Exercise description:
Repeat the material exactly from its first line to the line that includes "const seriesNames = ['Eigen', 'Greedy', 'Eigen". Skip pictures.
━━ Supplied material
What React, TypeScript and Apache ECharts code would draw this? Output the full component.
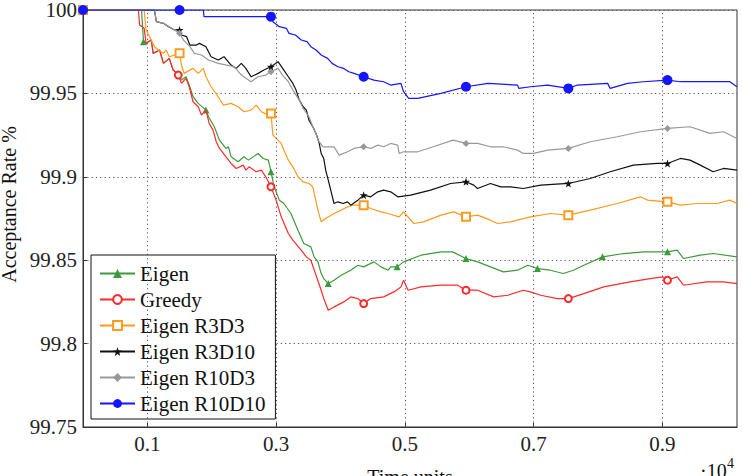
import React, { useEffect, useRef } from 'react';
import * as echarts from 'echarts';

// ---------- data (x in units of 10^4 time units, y = acceptance rate %) ----------
const seriesNames = ['Eigen', 'Greedy', 'Eigen R3D3', 'Eigen R3D10', 'Eigen R10D3', 'Eigen R10D10'];

const eigenX = [0, 0.091, 0.094, 0.098, 0.106, 0.109, 0.119, 0.125, 0.134, 0.140, 0.148, 0.153, 0.160, 0.165, 0.171, 0.179, 0.191, 0.195, 0.204, 0.212, 0.222, 0.226, 0.230, 0.241, 0.250, 0.257, 0.272, 0.280, 0.288, 0.292, 0.297, 0.305, 0.312, 0.323, 0.334, 0.343, 0.354, 0.359, 0.365, 0.370, 0.374, 0.381, 0.390, 0.401, 0.416, 0.427, 0.436, 0.452, 0.463, 0.474, 0.478, 0.488, 0.498, 0.525, 0.556, 0.574, 0.595, 0.613, 0.633, 0.653, 0.675, 0.691, 0.706, 0.726, 0.746, 0.762, 0.778, 0.807, 0.840, 0.871, 0.908, 0.923, 0.933, 0.959, 0.979, 1.016];
const eigenY = [100, 100, 99.981, 99.980, 99.982, 99.974, 99.976, 99.968, 99.971, 99.964, 99.962, 99.958, 99.960, 99.955, 99.948, 99.944, 99.940, 99.936, 99.930, 99.922, 99.917, 99.918, 99.912, 99.909, 99.912, 99.910, 99.914, 99.911, 99.910, 99.903, 99.894, 99.886, 99.884, 99.878, 99.868, 99.860, 99.858, 99.852, 99.849, 99.842, 99.839, 99.836, 99.838, 99.841, 99.844, 99.847, 99.846, 99.849, 99.846, 99.844, 99.846, 99.846, 99.849, 99.853, 99.855, 99.855, 99.851, 99.849, 99.846, 99.843, 99.844, 99.847, 99.845, 99.844, 99.842, 99.844, 99.847, 99.852, 99.854, 99.855, 99.855, 99.856, 99.851, 99.853, 99.854, 99.852];
const eigenMarks = [0, 0.094, 0.191, 0.292, 0.381, 0.488, 0.595, 0.706, 0.807, 0.908];

const greedyX = [0, 0.086, 0.088, 0.095, 0.098, 0.106, 0.109, 0.119, 0.125, 0.134, 0.140, 0.148, 0.153, 0.160, 0.165, 0.171, 0.179, 0.184, 0.191, 0.196, 0.202, 0.207, 0.212, 0.218, 0.230, 0.238, 0.249, 0.253, 0.258, 0.269, 0.277, 0.284, 0.292, 0.300, 0.308, 0.319, 0.326, 0.339, 0.347, 0.354, 0.362, 0.370, 0.374, 0.381, 0.390, 0.405, 0.416, 0.427, 0.436, 0.447, 0.467, 0.483, 0.494, 0.498, 0.505, 0.525, 0.556, 0.582, 0.595, 0.613, 0.638, 0.660, 0.684, 0.695, 0.711, 0.737, 0.754, 0.778, 0.809, 0.850, 0.881, 0.901, 0.908, 0.923, 0.933, 0.969, 0.995, 1.016];
const greedyY = [100, 100, 99.991, 99.989, 99.980, 99.982, 99.974, 99.976, 99.968, 99.971, 99.964, 99.961, 99.956, 99.959, 99.954, 99.945, 99.942, 99.937, 99.940, 99.932, 99.928, 99.921, 99.917, 99.914, 99.908, 99.905, 99.907, 99.904, 99.906, 99.903, 99.904, 99.900, 99.894, 99.886, 99.876, 99.866, 99.862, 99.856, 99.852, 99.850, 99.841, 99.832, 99.827, 99.820, 99.822, 99.825, 99.828, 99.827, 99.824, 99.827, 99.828, 99.831, 99.834, 99.838, 99.832, 99.834, 99.835, 99.835, 99.832, 99.832, 99.828, 99.829, 99.832, 99.831, 99.829, 99.827, 99.827, 99.830, 99.834, 99.837, 99.839, 99.840, 99.838, 99.840, 99.835, 99.837, 99.837, 99.836];
const greedyMarks = [0, 0.148, 0.292, 0.436, 0.595, 0.754, 0.908];

const r3d3X = [0, 0.095, 0.098, 0.106, 0.111, 0.117, 0.125, 0.129, 0.134, 0.150, 0.153, 0.157, 0.171, 0.179, 0.187, 0.191, 0.199, 0.210, 0.218, 0.230, 0.241, 0.250, 0.261, 0.269, 0.277, 0.288, 0.292, 0.295, 0.303, 0.308, 0.312, 0.319, 0.326, 0.334, 0.342, 0.351, 0.357, 0.365, 0.370, 0.377, 0.390, 0.401, 0.411, 0.419, 0.436, 0.447, 0.463, 0.474, 0.491, 0.498, 0.514, 0.529, 0.556, 0.576, 0.595, 0.613, 0.633, 0.644, 0.664, 0.695, 0.726, 0.754, 0.788, 0.830, 0.866, 0.877, 0.908, 0.928, 0.954, 0.985, 1.005, 1.016];
const r3d3Y = [100, 100, 99.988, 99.982, 99.978, 99.976, 99.974, 99.976, 99.972, 99.974, 99.967, 99.962, 99.965, 99.962, 99.965, 99.960, 99.954, 99.948, 99.943, 99.944, 99.942, 99.939, 99.940, 99.943, 99.939, 99.937, 99.938, 99.925, 99.922, 99.920, 99.916, 99.910, 99.906, 99.900, 99.897, 99.896, 99.894, 99.880, 99.873, 99.875, 99.878, 99.880, 99.882, 99.883, 99.883, 99.881, 99.879, 99.878, 99.876, 99.879, 99.872, 99.873, 99.877, 99.879, 99.876, 99.877, 99.874, 99.872, 99.873, 99.876, 99.878, 99.877, 99.880, 99.884, 99.888, 99.886, 99.885, 99.883, 99.884, 99.884, 99.886, 99.884];
const r3d3Marks = [0, 0.150, 0.292, 0.436, 0.595, 0.754, 0.908];

const r3d10X = [0, 0.111, 0.114, 0.125, 0.133, 0.142, 0.150, 0.153, 0.161, 0.166, 0.176, 0.181, 0.191, 0.199, 0.210, 0.219, 0.230, 0.238, 0.246, 0.253, 0.261, 0.272, 0.281, 0.292, 0.303, 0.312, 0.319, 0.326, 0.331, 0.336, 0.342, 0.347, 0.351, 0.357, 0.362, 0.367, 0.370, 0.374, 0.377, 0.381, 0.390, 0.396, 0.404, 0.411, 0.416, 0.427, 0.436, 0.447, 0.458, 0.467, 0.478, 0.489, 0.509, 0.540, 0.571, 0.595, 0.607, 0.613, 0.633, 0.649, 0.664, 0.684, 0.711, 0.754, 0.788, 0.819, 0.855, 0.892, 0.908, 0.928, 0.943, 0.959, 0.979, 0.995, 1.016];
const r3d10Y = [100, 100, 99.993, 99.992, 99.990, 99.988, 99.988, 99.985, 99.984, 99.979, 99.979, 99.980, 99.978, 99.972, 99.970, 99.972, 99.967, 99.965, 99.968, 99.965, 99.960, 99.962, 99.964, 99.966, 99.969, 99.964, 99.960, 99.956, 99.952, 99.946, 99.942, 99.940, 99.934, 99.930, 99.926, 99.920, 99.914, 99.911, 99.904, 99.898, 99.884, 99.885, 99.884, 99.885, 99.883, 99.886, 99.889, 99.888, 99.891, 99.892, 99.891, 99.888, 99.889, 99.892, 99.896, 99.897, 99.895, 99.893, 99.896, 99.894, 99.894, 99.893, 99.895, 99.896, 99.899, 99.903, 99.907, 99.908, 99.908, 99.911, 99.910, 99.907, 99.903, 99.905, 99.904];
const r3d10Marks = [0, 0.150, 0.292, 0.436, 0.595, 0.754, 0.908];

const r10d3X = [0, 0.111, 0.114, 0.125, 0.142, 0.150, 0.156, 0.166, 0.173, 0.184, 0.195, 0.210, 0.223, 0.235, 0.246, 0.261, 0.272, 0.284, 0.292, 0.303, 0.310, 0.319, 0.326, 0.336, 0.342, 0.351, 0.357, 0.362, 0.365, 0.373, 0.390, 0.398, 0.411, 0.421, 0.436, 0.447, 0.458, 0.467, 0.478, 0.489, 0.491, 0.498, 0.520, 0.544, 0.575, 0.595, 0.613, 0.633, 0.653, 0.675, 0.684, 0.700, 0.722, 0.754, 0.788, 0.830, 0.866, 0.908, 0.943, 0.974, 0.995, 1.016];
const r10d3Y = [100, 100, 99.993, 99.992, 99.988, 99.986, 99.982, 99.978, 99.974, 99.973, 99.970, 99.968, 99.967, 99.966, 99.961, 99.957, 99.960, 99.961, 99.963, 99.965, 99.961, 99.957, 99.952, 99.946, 99.941, 99.936, 99.930, 99.926, 99.922, 99.918, 99.918, 99.913, 99.915, 99.917, 99.918, 99.917, 99.919, 99.918, 99.920, 99.919, 99.914, 99.915, 99.915, 99.918, 99.922, 99.920, 99.920, 99.918, 99.918, 99.916, 99.914, 99.914, 99.916, 99.917, 99.921, 99.924, 99.927, 99.929, 99.930, 99.926, 99.927, 99.923];
const r10d3Marks = [0, 0.150, 0.292, 0.436, 0.595, 0.754, 0.908];

const r10d10X = [0, 0.150, 0.187, 0.188, 0.292, 0.295, 0.305, 0.316, 0.320, 0.330, 0.339, 0.348, 0.354, 0.362, 0.370, 0.380, 0.387, 0.396, 0.405, 0.413, 0.421, 0.436, 0.452, 0.467, 0.478, 0.494, 0.498, 0.506, 0.520, 0.556, 0.595, 0.629, 0.675, 0.677, 0.695, 0.722, 0.754, 0.768, 0.815, 0.819, 0.846, 0.870, 0.908, 0.928, 0.959, 0.985, 1.005, 1.016];
const r10d10Y = [100, 100, 100, 99.996, 99.996, 99.993, 99.990, 99.989, 99.986, 99.985, 99.982, 99.981, 99.978, 99.976, 99.973, 99.971, 99.968, 99.966, 99.965, 99.963, 99.962, 99.960, 99.958, 99.957, 99.955, 99.956, 99.951, 99.947, 99.947, 99.950, 99.954, 99.956, 99.955, 99.953, 99.954, 99.955, 99.953, 99.955, 99.956, 99.953, 99.956, 99.957, 99.958, 99.957, 99.957, 99.957, 99.957, 99.954];
const r10d10Marks = [0, 0.150, 0.292, 0.436, 0.595, 0.754, 0.908];

const xTickValues = [0.1, 0.3, 0.5, 0.7, 0.9];
const yMin = 99.75;
const yMax = 100;
const yStep = 0.05;
const xMin = 0;
const xMax = 1.016;

const STAR = 'path://M0,-10L2.35,-3.24L9.51,-3.09L3.8,1.24L5.88,8.09L0,4L-5.88,8.09L-3.8,1.24L-9.51,-3.09L-2.35,-3.24Z';

const FONT = 'Liberation Serif';

function buildData(xs: number[], ys: number[], marks: number[]) {
  const idx = new Set<number>();
  marks.forEach((m) => {
    let best = 0;
    let bd = Infinity;
    xs.forEach((x, i) => {
      const d = Math.abs(x - m);
      if (d < bd) { bd = d; best = i; }
    });
    idx.add(best);
  });
  return xs.map((x, i) => (idx.has(i) ? [x, ys[i]] : { value: [x, ys[i]], symbol: 'none' }));
}

export default function App() {
  const ref = useRef<HTMLDivElement>(null);
  useEffect(() => {
    if (!ref.current) return;
    const chart = echarts.init(ref.current, undefined, { renderer: 'svg' });
    const specs = [
      { xs: eigenX, ys: eigenY, marks: eigenMarks, color: '#3c9a3c', symbol: 'triangle', size: 7 },
      { xs: greedyX, ys: greedyY, marks: greedyMarks, color: '#ff2a2a', symbol: 'emptyCircle', size: 7 },
      { xs: r3d3X, ys: r3d3Y, marks: r3d3Marks, color: '#ff9a1c', symbol: 'emptyRect', size: 8 },
      { xs: r3d10X, ys: r3d10Y, marks: r3d10Marks, color: '#111111', symbol: STAR, size: 8 },
      { xs: r10d3X, ys: r10d3Y, marks: r10d3Marks, color: '#999999', symbol: 'diamond', size: 7 },
      { xs: r10d10X, ys: r10d10Y, marks: r10d10Marks, color: '#1515ff', symbol: 'circle', size: 10 },
    ];
    const gridLineStyle = { color: '#555', type: [1.2, 3.1] as number[], width: 1 };
    const series: any[] = [
      {
        name: 'grid-x',
        type: 'line',
        data: [],
        silent: true,
        z: 1,
        markLine: {
          silent: true,
          symbol: ['none', 'none'],
          label: { show: false },
          lineStyle: gridLineStyle,
          emphasis: { disabled: true },
          data: xTickValues.map((v) => ({ xAxis: v })),
        },
      },
    ];
    specs.forEach((s, i) => {
      series.push({
        name: seriesNames[i],
        type: 'line',
        data: buildData(s.xs, s.ys, s.marks),
        symbol: s.symbol,
        symbolSize: s.size,
        showSymbol: true,
        color: s.color,
        lineStyle: { color: s.color, width: 1.2 },
        itemStyle: { color: s.color, borderColor: s.color, borderWidth: s.symbol.startsWith('empty') ? 1.2 : 0 },
        emphasis: { disabled: true },
        z: 2 + i,
      });
    });
    chart.setOption({
      animation: false,
      backgroundColor: '#ffffff',
      grid: {
        left: 83,
        right: 5,
        top: 10,
        bottom: 49,
        containLabel: false,
        outerBoundsMode: 'none',
        show: true,
        borderColor: '#333',
        borderWidth: 1,
      },
      legend: {
        data: seriesNames,
        orient: 'vertical',
        left: 91,
        top: 255,
        padding: [8, 10, 5, 8],
        itemGap: 5,
        itemWidth: 35,
        itemHeight: 11,
        backgroundColor: '#ffffff',
        borderColor: '#111',
        borderWidth: 1,
        borderRadius: 0,
        selectedMode: false,
        textStyle: { fontFamily: FONT, fontSize: 21, color: '#111', lineHeight: 21 },
      },
      xAxis: {
        type: 'value',
        min: xMin,
        max: xMax,
        name: 'Time units',
        nameLocation: 'middle',
        nameGap: 40,
        nameTextStyle: { fontFamily: FONT, fontSize: 20, color: '#111' },
        axisLine: { show: true, lineStyle: { color: '#333' } },
        axisTick: { show: true, inside: true, length: 4, customValues: xTickValues, lineStyle: { color: '#333' } },
        axisLabel: { customValues: xTickValues, fontFamily: FONT, fontSize: 21, color: '#222', margin: 6 },
        splitLine: { show: false },
      },
      yAxis: {
        type: 'value',
        min: yMin,
        max: yMax,
        interval: yStep,
        name: 'Acceptance Rate %',
        nameLocation: 'middle',
        nameGap: 57,
        nameTextStyle: { fontFamily: FONT, fontSize: 20, color: '#111', padding: [0, 0, 0, 28] },
        axisLine: { show: true, lineStyle: { color: '#333' } },
        axisTick: { show: true, inside: true, length: 4, lineStyle: { color: '#333' } },
        axisLabel: { fontFamily: FONT, fontSize: 21, color: '#222', margin: 6 },
        splitLine: { show: true, lineStyle: gridLineStyle },
      },
      graphic: [
        { type: 'text', left: 700, top: 461, style: { text: '·10', fontFamily: FONT, fontSize: 20, fill: '#111' } },
        { type: 'text', left: 727, top: 456, style: { text: '4', fontFamily: FONT, fontSize: 14, fill: '#111' } },
      ],
      series,
    });
    return () => chart.dispose();
  }, []);
  return (
    <div
      ref={ref}
      style={{ position: 'fixed', left: 0, top: 0, width: 742, height: 476, background: '#fff' }}
    />
  );
}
━━━━
Complete response:
What React, TypeScript and Apache ECharts code would draw this? Output the full component.
import React, { useEffect, useRef } from 'react';
import * as echarts from 'echarts';

// ---------- data (x in units of 10^4 time units, y = acceptance rate %) ----------
const seriesNames = ['Eigen', 'Greedy', 'Eigen R3D3', 'Eigen R3D10', 'Eigen R10D3', 'Eigen R10D10'];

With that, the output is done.